# Records shown
== == ==

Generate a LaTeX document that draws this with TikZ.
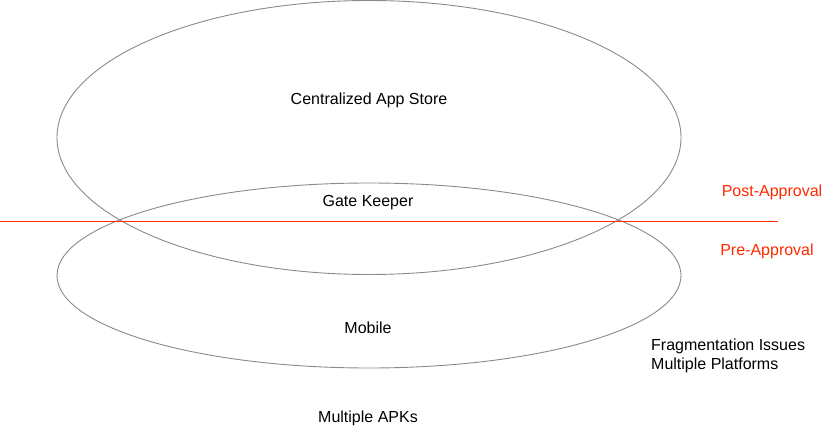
\documentclass[tikz,border=0pt]{standalone}
\usepackage{fontspec}
\setmainfont{Liberation Sans}
\usetikzlibrary{shapes.geometric}
\definecolor{ringgray}{HTML}{8A8A8A}
\definecolor{labred}{HTML}{FF2A00}
\begin{document}
\begin{tikzpicture}[x=1pt,y=-1pt,
  ring/.style={draw=ringgray,line width=0.9pt},
  lbl/.style={font=\fontsize{16}{19}\selectfont,inner sep=0pt},
  redlbl/.style={lbl,text=labred}]
\useasboundingbox (0,0) rectangle (830,433);
\node[ring,ellipse,minimum width=624pt,minimum height=274pt,inner sep=0pt] (store) at (369,137.5) {};
\node[ring,ellipse,minimum width=624pt,minimum height=185pt,inner sep=0pt] (mobileE) at (369,275.5) {};
\coordinate (lineL) at (0,221);
\coordinate (lineR) at (778,221);
\draw[labred,line width=0.7pt] (lineL) -- (lineR);
\node[lbl] (cas) at (369,100) {Centralized App Store};
\node[lbl] (gk) at (368,203) {Gate Keeper};
\node[lbl] (mob) at (368,328) {Mobile};
\node[lbl] (apk) at (368,418) {Multiple APKs};
\node[redlbl] (post) at (772,192) {Post-Approval};
\node[redlbl] (pre) at (767,251) {Pre-Approval};
\node[lbl,anchor=west] (frag) at (651,346) {Fragmentation Issues};
\node[lbl,anchor=west] (plat) at (651,365) {Multiple Platforms};
\end{tikzpicture}
\end{document}
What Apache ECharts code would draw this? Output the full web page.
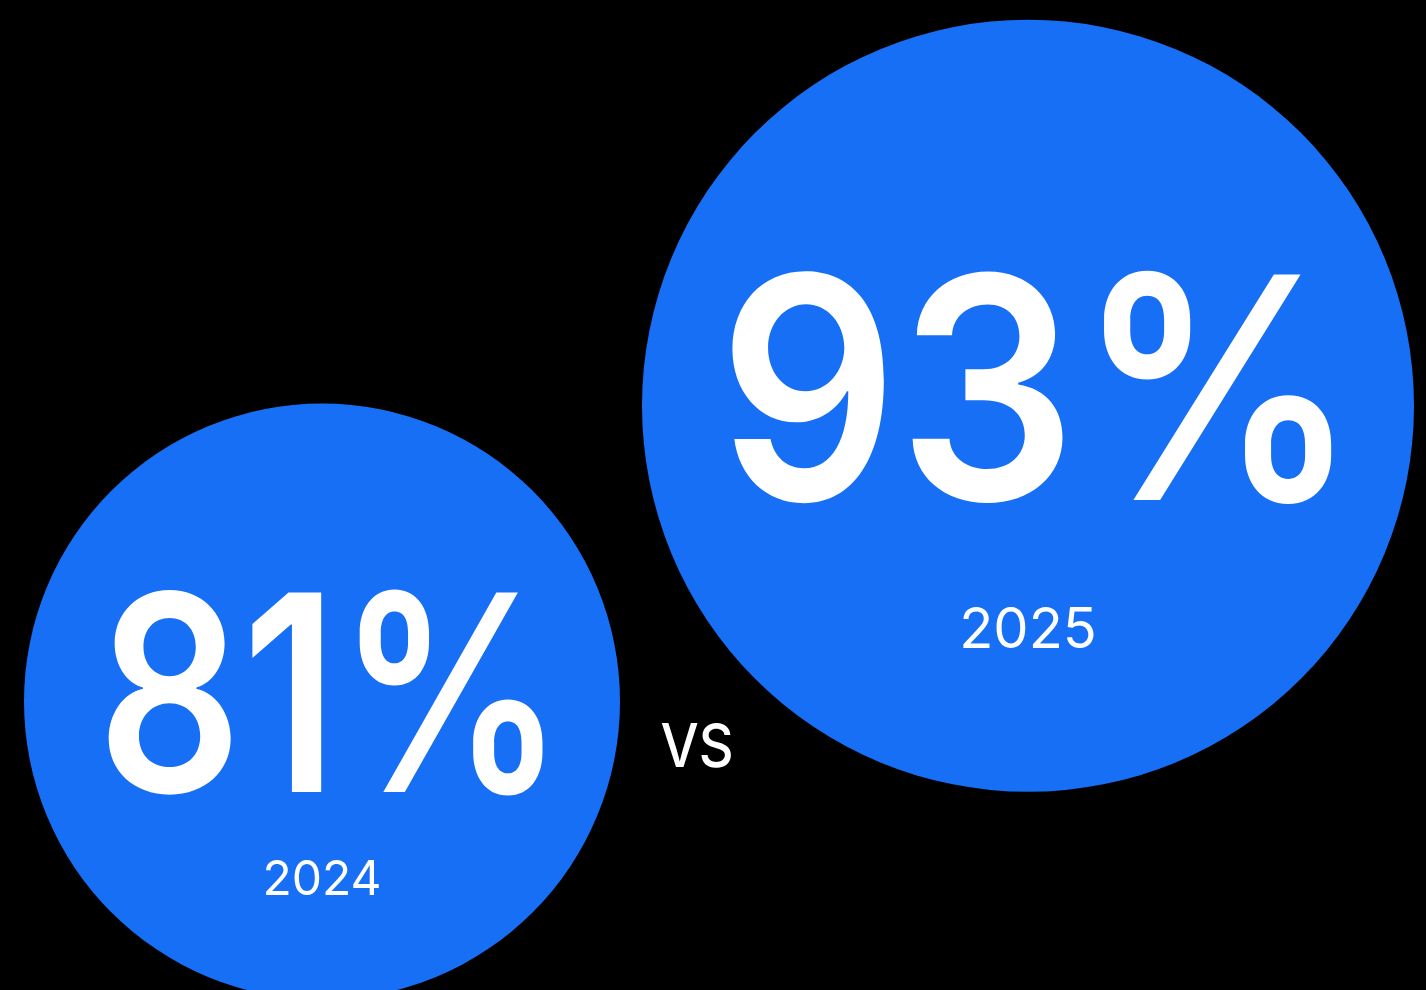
<!DOCTYPE html>
<html>
<head>
<meta charset="utf-8">
<style>
  html, body { margin: 0; padding: 0; background: #000; }
  #chart { width: 1426px; height: 990px; }
</style>
<script src="https://cdn.jsdelivr.net/npm/echarts@6/dist/echarts.min.js"></script>
</head>
<body>
<div id="chart"></div>
<script>
// Share of respondents, by survey year
const years = ['2024', '2025'];
const shares = [81, 93];
const separatorText = 'VS';

const BLUE = '#166ff5';
const FONT = 'Inter, "Noto Sans", sans-serif';

// Per-bubble presentation: diameter, headline type, label offsets
const bubbleSize = [596, 772];
const valueFont = [274, 310];
const valueScaleX = [0.825, 0.906];
const valueOffset = [[9, 8], [10.5, 1]];
const yearFont = [48, 56];
const yearOffset = [[0, 179], [0, 225]];

const chart = echarts.init(document.getElementById('chart'), null, { renderer: 'canvas' });

function renderBubble(params, api) {
  const i = params.dataIndex;
  const c = api.coord([api.value(0), api.value(1)]);
  const share = shares[i];
  return {
    type: 'group',
    children: [
      {
        type: 'circle',
        shape: { cx: c[0], cy: c[1], r: bubbleSize[i] / 2 },
        style: { fill: BLUE }
      },
      {
        type: 'text',
        x: c[0] + valueOffset[i][0],
        y: c[1] + valueOffset[i][1],
        scaleX: valueScaleX[i],
        style: {
          text: share + '%',
          fill: '#fff',
          font: '600 ' + valueFont[i] + 'px ' + FONT,
          align: 'center',
          verticalAlign: 'middle'
        }
      },
      {
        type: 'text',
        x: c[0] + yearOffset[i][0],
        y: c[1] + yearOffset[i][1],
        style: {
          text: years[i],
          fill: '#fff',
          font: '400 ' + yearFont[i] + 'px ' + FONT,
          align: 'center',
          verticalAlign: 'middle'
        }
      }
    ]
  };
}

chart.setOption({
  backgroundColor: '#000',
  animation: false,
  grid: { left: 322, right: 398, top: 0, bottom: 0 },
  xAxis: { type: 'category', data: years, boundaryGap: false, show: false },
  yAxis: { type: 'value', min: 69.3, max: 109.46, show: false },
  series: [{
    type: 'custom',
    renderItem: renderBubble,
    data: years.map((y, i) => [y, shares[i]]),
    encode: { x: 0, y: 1 },
    clip: false,
    silent: true
  }],
  graphic: [{
    type: 'text',
    x: 697,
    y: 749,
    scaleX: 0.9,
    style: {
      text: separatorText,
      fill: '#fff',
      font: '500 60px ' + FONT,
      align: 'center',
      verticalAlign: 'middle'
    }
  }]
});
</script>
</body>
</html>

== == ==

# Prompt
Write the listing above out again exactly, dropping each image.

# Worked solution
Generate a LaTeX document that draws this with TikZ.
\documentclass[tikz,border=0pt]{standalone}
\usepackage{fontspec}
\setmainfont{Liberation Sans}
\usetikzlibrary{shapes.geometric}
\definecolor{ringgray}{HTML}{8A8A8A}
\definecolor{labred}{HTML}{FF2A00}
\begin{document}
\begin{tikzpicture}[x=1pt,y=-1pt,
  ring/.style={draw=ringgray,line width=0.9pt},
  lbl/.style={font=\fontsize{16}{19}\selectfont,inner sep=0pt},
  redlbl/.style={lbl,text=labred}]
\useasboundingbox (0,0) rectangle (830,433);
\node[ring,ellipse,minimum width=624pt,minimum height=274pt,inner sep=0pt] (store) at (369,137.5) {};
\node[ring,ellipse,minimum width=624pt,minimum height=185pt,inner sep=0pt] (mobileE) at (369,275.5) {};
\coordinate (lineL) at (0,221);
\coordinate (lineR) at (778,221);
\draw[labred,line width=0.7pt] (lineL) -- (lineR);
\node[lbl] (cas) at (369,100) {Centralized App Store};
\node[lbl] (gk) at (368,203) {Gate Keeper};
\node[lbl] (mob) at (368,328) {Mobile};
\node[lbl] (apk) at (368,418) {Multiple APKs};
\node[redlbl] (post) at (772,192) {Post-Approval};
\node[redlbl] (pre) at (767,251) {Pre-Approval};
\node[lbl,anchor=west] (frag) at (651,346) {Fragmentation Issues};
\node[lbl,anchor=west] (plat) at (651,365) {Multiple Platforms};
\end{tikzpicture}
\end{document}
What Apache ECharts code would draw this? Output the full web page.
<!DOCTYPE html>
<html>
<head>
<meta charset="utf-8">
<style>
  html, body { margin: 0; padding: 0; background: #000; }
  #chart { width: 1426px; height: 990px; }
</style>
<script src="https://cdn.jsdelivr.net/npm/echarts@6/dist/echarts.min.js"></script>
</head>
<body>
<div id="chart"></div>
<script>
// Share of respondents, by survey year
const years = ['2024', '2025'];
const shares = [81, 93];
const separatorText = 'VS';

const BLUE = '#166ff5';
const FONT = 'Inter, "Noto Sans", sans-serif';

// Per-bubble presentation: diameter, headline type, label offsets
const bubbleSize = [596, 772];
const valueFont = [274, 310];
const valueScaleX = [0.825, 0.906];
const valueOffset = [[9, 8], [10.5, 1]];
const yearFont = [48, 56];
const yearOffset = [[0, 179], [0, 225]];

const chart = echarts.init(document.getElementById('chart'), null, { renderer: 'canvas' });

function renderBubble(params, api) {
  const i = params.dataIndex;
  const c = api.coord([api.value(0), api.value(1)]);
  const share = shares[i];
  return {
    type: 'group',
    children: [
      {
        type: 'circle',
        shape: { cx: c[0], cy: c[1], r: bubbleSize[i] / 2 },
        style: { fill: BLUE }
      },
      {
        type: 'text',
        x: c[0] + valueOffset[i][0],
        y: c[1] + valueOffset[i][1],
        scaleX: valueScaleX[i],
        style: {
          text: share + '%',
          fill: '#fff',
          font: '600 ' + valueFont[i] + 'px ' + FONT,
          align: 'center',
          verticalAlign: 'middle'
        }
      },
      {
        type: 'text',
        x: c[0] + yearOffset[i][0],
        y: c[1] + yearOffset[i][1],
        style: {
          text: years[i],
          fill: '#fff',
          font: '400 ' + yearFont[i] + 'px ' + FONT,
          align: 'center',
          verticalAlign: 'middle'
        }
      }
    ]
  };
}

chart.setOption({
  backgroundColor: '#000',
  animation: false,
  grid: { left: 322, right: 398, top: 0, bottom: 0 },
  xAxis: { type: 'category', data: years, boundaryGap: false, show: false },
  yAxis: { type: 'value', min: 69.3, max: 109.46, show: false },
  series: [{
    type: 'custom',
    renderItem: renderBubble,
    data: years.map((y, i) => [y, shares[i]]),
    encode: { x: 0, y: 1 },
    clip: false,
    silent: true
  }],
  graphic: [{
    type: 'text',
    x: 697,
    y: 749,
    scaleX: 0.9,
    style: {
      text: separatorText,
      fill: '#fff',
      font: '500 60px ' + FONT,
      align: 'center',
      verticalAlign: 'middle'
    }
  }]
});
</script>
</body>
</html>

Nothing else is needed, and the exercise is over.